“Ummm Hi, excuse me I was just wondering if I could get some change for the laundry????”
“The blinds are down that means we are closed” snapped the Marina office lady barely looking over the the top of the desk as I entered the office.
“but umm I thought you guys are open to 5, and umm it’s four fourty…..”
“Well I’ve counted the money so I can’t help you, besides the laundry isn’t our problem” she barked back in front of the “Welcome to the Whitsundays” sign with the look of someone who was well tired of boats, boaties and their endless thirst for 1$ coins.
We had arrived in a tourist town. Gone was the small town Queensland friendliness that had shaped our last month and instead there were backpackers, charter boats, more backpackers and the long suffering locals of Airlie who after 2 cyclones, the GFC and now at the end of the current season had a right to perhaps feel a little miffed.

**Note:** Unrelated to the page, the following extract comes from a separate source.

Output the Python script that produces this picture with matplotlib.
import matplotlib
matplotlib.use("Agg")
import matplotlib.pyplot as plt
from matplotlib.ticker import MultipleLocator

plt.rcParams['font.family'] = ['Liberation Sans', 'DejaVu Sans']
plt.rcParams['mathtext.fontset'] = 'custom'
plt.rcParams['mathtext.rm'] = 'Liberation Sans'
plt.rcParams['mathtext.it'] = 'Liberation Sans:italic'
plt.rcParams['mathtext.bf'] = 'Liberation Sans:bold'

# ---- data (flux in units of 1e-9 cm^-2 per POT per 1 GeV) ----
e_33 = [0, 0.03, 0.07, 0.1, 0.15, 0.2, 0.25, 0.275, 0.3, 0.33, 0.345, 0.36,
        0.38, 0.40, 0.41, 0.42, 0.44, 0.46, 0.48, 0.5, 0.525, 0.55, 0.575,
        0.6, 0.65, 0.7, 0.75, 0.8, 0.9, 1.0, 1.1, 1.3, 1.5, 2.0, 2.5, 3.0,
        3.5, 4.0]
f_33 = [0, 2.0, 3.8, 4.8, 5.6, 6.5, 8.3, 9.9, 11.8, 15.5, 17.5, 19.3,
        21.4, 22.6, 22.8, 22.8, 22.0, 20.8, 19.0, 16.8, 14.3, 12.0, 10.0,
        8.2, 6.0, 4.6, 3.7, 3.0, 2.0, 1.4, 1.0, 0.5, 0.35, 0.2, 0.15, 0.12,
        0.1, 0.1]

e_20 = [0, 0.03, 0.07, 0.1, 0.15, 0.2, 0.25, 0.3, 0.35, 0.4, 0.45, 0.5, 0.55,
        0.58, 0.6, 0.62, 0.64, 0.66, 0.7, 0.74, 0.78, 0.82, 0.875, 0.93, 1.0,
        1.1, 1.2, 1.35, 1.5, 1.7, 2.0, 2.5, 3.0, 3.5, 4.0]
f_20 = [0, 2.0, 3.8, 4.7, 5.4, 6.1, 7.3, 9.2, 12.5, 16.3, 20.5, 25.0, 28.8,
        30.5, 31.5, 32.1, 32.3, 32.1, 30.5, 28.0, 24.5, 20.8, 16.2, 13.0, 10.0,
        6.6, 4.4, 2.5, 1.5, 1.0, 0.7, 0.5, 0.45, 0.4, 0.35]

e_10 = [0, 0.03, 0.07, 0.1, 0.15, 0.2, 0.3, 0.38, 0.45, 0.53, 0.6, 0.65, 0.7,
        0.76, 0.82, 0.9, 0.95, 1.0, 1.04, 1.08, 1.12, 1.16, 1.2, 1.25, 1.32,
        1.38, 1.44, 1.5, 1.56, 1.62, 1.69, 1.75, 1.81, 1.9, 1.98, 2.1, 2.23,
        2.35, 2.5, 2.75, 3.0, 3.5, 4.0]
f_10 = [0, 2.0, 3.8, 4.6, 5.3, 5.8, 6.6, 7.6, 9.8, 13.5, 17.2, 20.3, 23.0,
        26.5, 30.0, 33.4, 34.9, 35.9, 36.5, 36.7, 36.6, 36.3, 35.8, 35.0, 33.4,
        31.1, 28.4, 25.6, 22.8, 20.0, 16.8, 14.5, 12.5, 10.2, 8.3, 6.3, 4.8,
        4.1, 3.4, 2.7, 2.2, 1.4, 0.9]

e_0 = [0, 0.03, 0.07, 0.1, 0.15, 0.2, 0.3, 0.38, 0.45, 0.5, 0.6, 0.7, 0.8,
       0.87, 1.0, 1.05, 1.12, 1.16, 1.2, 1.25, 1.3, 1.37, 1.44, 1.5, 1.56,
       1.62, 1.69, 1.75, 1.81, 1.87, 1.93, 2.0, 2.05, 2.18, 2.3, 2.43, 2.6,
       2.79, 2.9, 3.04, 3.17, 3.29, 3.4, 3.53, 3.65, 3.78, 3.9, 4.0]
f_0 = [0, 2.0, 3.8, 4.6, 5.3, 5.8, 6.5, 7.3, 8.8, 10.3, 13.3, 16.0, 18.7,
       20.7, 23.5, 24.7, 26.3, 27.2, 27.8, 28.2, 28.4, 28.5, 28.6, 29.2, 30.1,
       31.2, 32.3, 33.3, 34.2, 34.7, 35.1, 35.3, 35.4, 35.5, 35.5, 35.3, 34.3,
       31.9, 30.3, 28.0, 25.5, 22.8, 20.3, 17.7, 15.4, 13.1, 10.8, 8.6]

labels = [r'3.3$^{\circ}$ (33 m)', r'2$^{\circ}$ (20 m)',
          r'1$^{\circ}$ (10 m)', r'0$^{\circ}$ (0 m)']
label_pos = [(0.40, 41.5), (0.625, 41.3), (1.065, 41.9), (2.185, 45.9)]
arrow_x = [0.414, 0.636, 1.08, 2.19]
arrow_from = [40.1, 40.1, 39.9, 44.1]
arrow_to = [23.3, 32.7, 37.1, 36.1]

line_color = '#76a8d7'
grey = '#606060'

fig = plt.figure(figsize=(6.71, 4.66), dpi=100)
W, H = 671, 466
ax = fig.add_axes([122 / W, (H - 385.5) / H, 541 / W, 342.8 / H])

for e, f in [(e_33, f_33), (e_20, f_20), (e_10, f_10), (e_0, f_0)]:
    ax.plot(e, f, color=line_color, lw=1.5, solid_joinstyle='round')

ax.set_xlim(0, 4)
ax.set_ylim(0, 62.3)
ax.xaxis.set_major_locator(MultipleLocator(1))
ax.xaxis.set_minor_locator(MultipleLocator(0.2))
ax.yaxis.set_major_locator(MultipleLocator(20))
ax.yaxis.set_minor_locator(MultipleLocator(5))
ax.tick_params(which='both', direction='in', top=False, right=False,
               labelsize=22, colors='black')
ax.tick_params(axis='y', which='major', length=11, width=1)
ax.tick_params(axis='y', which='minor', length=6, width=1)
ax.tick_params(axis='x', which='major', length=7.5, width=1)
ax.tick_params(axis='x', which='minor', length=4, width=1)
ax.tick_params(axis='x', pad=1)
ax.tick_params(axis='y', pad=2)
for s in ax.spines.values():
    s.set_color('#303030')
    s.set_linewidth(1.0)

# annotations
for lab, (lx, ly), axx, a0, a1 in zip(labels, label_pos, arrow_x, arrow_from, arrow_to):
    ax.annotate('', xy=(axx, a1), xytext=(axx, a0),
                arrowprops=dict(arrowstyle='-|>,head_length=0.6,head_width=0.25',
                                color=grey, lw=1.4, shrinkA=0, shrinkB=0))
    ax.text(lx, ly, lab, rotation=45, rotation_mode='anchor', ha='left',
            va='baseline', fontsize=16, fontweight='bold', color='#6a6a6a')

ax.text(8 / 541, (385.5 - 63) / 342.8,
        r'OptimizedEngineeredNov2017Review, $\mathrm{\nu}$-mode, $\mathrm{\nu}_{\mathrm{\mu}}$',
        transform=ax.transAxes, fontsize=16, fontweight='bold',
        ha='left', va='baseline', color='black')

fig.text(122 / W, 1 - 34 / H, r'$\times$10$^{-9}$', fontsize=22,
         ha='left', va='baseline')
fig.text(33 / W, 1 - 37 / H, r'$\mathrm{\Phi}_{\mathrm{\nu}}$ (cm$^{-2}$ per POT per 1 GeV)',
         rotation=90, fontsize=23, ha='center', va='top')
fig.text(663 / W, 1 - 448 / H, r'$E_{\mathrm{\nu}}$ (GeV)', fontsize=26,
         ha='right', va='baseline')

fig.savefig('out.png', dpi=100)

After a 30 hour delay due to the late arrival of our guests due to bad weather and airlines we took them off on our whirlwind Whitsunday’s tour.

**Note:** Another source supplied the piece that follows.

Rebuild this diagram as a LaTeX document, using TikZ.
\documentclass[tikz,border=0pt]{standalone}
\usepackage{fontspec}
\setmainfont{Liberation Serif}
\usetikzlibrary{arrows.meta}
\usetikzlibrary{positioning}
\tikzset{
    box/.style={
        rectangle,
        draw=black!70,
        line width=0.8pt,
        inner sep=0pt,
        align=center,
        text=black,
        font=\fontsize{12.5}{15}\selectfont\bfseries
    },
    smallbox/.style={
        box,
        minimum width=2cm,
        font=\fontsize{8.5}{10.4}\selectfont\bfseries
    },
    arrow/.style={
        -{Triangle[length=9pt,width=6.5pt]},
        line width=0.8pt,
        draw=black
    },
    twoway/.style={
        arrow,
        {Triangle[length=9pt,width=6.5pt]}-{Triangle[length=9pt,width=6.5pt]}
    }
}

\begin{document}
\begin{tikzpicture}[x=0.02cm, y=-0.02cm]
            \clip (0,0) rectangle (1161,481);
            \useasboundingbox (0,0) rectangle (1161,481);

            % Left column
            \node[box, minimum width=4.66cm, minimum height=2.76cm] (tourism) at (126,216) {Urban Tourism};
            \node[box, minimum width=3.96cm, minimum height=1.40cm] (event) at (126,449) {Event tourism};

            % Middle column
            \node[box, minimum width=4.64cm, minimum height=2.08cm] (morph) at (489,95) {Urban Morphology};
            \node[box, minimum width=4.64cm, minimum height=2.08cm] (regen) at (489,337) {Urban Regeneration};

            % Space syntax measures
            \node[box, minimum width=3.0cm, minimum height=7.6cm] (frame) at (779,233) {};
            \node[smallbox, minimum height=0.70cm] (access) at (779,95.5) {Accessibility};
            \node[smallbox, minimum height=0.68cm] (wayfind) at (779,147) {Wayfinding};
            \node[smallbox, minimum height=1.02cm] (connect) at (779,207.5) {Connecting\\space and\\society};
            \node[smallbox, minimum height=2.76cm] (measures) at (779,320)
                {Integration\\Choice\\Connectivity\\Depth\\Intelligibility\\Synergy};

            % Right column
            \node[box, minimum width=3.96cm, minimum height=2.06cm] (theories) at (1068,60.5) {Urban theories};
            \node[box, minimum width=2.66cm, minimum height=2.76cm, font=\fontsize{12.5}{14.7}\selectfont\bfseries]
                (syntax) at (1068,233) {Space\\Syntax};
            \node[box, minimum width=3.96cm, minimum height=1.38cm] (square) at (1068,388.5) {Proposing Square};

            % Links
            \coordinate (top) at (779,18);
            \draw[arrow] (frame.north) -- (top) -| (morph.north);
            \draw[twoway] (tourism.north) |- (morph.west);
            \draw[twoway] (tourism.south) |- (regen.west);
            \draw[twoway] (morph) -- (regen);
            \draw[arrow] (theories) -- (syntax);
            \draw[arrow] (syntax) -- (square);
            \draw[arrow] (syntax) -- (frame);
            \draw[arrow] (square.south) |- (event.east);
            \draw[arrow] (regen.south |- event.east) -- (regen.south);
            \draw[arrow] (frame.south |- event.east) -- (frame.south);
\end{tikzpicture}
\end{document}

First stop was Whitehaven Beach with it’s world famous white sand, which is on the eastern side of Whitsunday Island. The weather was lovely, very little wind and swell and a great afternoon was had by all swimming and lounging on the beach followed by an italian style lunch (ciabatta, pesto, bocconcini, prosciutto, and tomatoes) aboard Iolanthe.

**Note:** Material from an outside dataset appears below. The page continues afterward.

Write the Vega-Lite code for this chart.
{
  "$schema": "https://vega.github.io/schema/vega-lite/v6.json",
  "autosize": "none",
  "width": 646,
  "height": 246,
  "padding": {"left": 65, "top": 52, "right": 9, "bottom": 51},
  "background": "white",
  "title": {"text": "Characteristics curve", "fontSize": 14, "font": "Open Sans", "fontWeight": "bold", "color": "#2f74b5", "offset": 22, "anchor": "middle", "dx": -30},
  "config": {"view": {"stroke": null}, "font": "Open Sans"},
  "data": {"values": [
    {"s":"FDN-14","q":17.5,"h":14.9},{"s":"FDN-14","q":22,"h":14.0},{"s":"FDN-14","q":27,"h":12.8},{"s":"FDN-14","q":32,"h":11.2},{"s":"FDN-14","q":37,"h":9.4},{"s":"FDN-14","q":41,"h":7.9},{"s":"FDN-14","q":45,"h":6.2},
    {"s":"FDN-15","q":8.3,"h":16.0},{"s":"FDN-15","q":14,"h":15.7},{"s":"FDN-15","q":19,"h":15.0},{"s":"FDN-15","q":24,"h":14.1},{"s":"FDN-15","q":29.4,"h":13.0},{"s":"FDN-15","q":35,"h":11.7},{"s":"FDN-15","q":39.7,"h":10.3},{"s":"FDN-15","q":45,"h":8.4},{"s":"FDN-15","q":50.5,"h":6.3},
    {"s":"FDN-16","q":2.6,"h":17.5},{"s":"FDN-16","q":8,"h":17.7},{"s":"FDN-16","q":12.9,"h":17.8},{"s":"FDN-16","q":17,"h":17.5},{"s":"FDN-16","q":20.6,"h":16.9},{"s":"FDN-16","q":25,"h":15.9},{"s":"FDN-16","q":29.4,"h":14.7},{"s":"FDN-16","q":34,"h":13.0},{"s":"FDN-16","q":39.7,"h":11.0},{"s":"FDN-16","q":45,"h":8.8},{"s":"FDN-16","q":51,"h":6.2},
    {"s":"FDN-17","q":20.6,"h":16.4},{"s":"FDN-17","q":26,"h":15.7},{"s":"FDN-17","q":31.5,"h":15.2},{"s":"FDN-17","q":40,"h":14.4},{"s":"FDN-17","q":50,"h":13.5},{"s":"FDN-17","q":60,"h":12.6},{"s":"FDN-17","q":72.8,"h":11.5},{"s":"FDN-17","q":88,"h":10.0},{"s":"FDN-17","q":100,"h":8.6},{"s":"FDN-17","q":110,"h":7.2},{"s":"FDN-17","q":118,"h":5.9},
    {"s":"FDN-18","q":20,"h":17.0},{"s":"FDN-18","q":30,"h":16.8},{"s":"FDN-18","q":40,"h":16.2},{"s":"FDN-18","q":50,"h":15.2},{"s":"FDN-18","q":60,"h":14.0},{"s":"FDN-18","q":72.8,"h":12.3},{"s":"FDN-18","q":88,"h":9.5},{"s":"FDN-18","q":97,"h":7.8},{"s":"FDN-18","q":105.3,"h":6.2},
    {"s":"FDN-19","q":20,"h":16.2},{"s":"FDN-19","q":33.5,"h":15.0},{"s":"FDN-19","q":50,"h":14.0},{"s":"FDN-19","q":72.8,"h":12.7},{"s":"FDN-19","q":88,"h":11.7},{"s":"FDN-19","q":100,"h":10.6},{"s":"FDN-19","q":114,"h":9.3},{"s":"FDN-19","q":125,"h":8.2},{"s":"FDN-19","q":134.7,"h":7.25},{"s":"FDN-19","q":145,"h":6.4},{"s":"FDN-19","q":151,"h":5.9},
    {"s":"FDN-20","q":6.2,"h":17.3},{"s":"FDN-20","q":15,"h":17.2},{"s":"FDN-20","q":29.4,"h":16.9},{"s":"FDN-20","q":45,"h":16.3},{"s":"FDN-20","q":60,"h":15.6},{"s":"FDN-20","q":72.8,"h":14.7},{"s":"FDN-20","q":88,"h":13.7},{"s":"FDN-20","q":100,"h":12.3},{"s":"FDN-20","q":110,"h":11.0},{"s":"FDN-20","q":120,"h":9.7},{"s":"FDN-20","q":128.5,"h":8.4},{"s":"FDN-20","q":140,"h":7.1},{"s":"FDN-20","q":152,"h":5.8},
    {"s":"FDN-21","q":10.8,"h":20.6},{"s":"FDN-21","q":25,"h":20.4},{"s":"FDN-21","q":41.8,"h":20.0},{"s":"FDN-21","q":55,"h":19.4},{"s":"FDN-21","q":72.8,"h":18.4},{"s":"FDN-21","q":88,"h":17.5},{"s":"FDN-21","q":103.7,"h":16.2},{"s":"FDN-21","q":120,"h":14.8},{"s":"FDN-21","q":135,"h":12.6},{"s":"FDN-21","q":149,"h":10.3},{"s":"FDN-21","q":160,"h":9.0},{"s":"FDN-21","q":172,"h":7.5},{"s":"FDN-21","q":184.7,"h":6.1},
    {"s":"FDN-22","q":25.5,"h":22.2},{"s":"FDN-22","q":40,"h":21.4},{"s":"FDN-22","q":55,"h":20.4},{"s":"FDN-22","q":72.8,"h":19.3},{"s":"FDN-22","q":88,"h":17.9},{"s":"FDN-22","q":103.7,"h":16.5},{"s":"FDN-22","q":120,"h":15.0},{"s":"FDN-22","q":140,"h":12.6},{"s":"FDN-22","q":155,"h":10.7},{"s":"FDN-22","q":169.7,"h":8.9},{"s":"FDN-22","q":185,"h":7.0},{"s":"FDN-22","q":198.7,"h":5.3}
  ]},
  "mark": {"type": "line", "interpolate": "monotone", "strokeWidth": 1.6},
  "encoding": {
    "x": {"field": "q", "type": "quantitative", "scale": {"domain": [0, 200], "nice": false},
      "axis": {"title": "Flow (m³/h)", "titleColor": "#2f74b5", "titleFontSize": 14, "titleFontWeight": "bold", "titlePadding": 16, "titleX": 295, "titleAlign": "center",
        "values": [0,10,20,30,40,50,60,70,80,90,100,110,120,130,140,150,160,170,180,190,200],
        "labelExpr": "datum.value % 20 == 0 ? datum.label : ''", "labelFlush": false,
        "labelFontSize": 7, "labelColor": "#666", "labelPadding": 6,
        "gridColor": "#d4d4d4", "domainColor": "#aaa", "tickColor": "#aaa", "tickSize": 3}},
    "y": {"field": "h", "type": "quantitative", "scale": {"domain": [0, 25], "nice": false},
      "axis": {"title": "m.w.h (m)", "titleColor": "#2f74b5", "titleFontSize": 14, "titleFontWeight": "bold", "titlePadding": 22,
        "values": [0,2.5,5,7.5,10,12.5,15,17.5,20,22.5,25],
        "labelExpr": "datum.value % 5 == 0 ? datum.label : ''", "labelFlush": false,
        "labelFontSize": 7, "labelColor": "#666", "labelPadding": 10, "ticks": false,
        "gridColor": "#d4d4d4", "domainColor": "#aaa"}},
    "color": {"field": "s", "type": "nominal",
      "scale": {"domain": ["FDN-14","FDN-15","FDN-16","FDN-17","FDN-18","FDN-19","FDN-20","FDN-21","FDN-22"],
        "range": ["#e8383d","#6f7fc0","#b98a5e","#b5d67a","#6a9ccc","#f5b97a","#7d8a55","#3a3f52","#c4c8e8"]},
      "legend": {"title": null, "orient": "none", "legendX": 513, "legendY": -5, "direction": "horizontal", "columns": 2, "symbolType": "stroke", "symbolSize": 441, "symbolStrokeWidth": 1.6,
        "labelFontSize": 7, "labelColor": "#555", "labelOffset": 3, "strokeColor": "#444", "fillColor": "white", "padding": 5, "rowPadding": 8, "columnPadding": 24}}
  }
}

We then tucked ourselves into Tongue bay, a little to the north for the night, to what was turning out to be a lovely peaceful anchorage, until a large boat full of party goers turned up and “entertained” the anchorage until the wee hours.
Day Two, we sailed north around the top end of hook island to try some snorkeling in Butterfly Bay, however it wasn’t meant to be, as all the moorings were taken and a charter boat had anchored itself in fairly deep water in the middle of any potential anchoring area and after 3 anchoring attempts with no success, the anchoring committee was revolting and so we continued around Hook Island to Stonehaven where we snavelled the last mooring buoy there and Warwick, Alix and Craig did some snorkelling, which wasn’t too bad, although no brilliant coral or fish were seen.
Early the next morning we moved the boat across to Langford Island to the sand spit where there was another attempt at some snorkelling. We then sailed back across the Whitsunday Passage to Abel Point marina in time for airport transfers the next morning.
With the guests safely on the bus to the airport we are starting to think it might be time to move on from The Whitsundays. There is a lot to love about the place, and we do, but having now discovered so many other beautiful places we are again yearning for a quiet anchorage.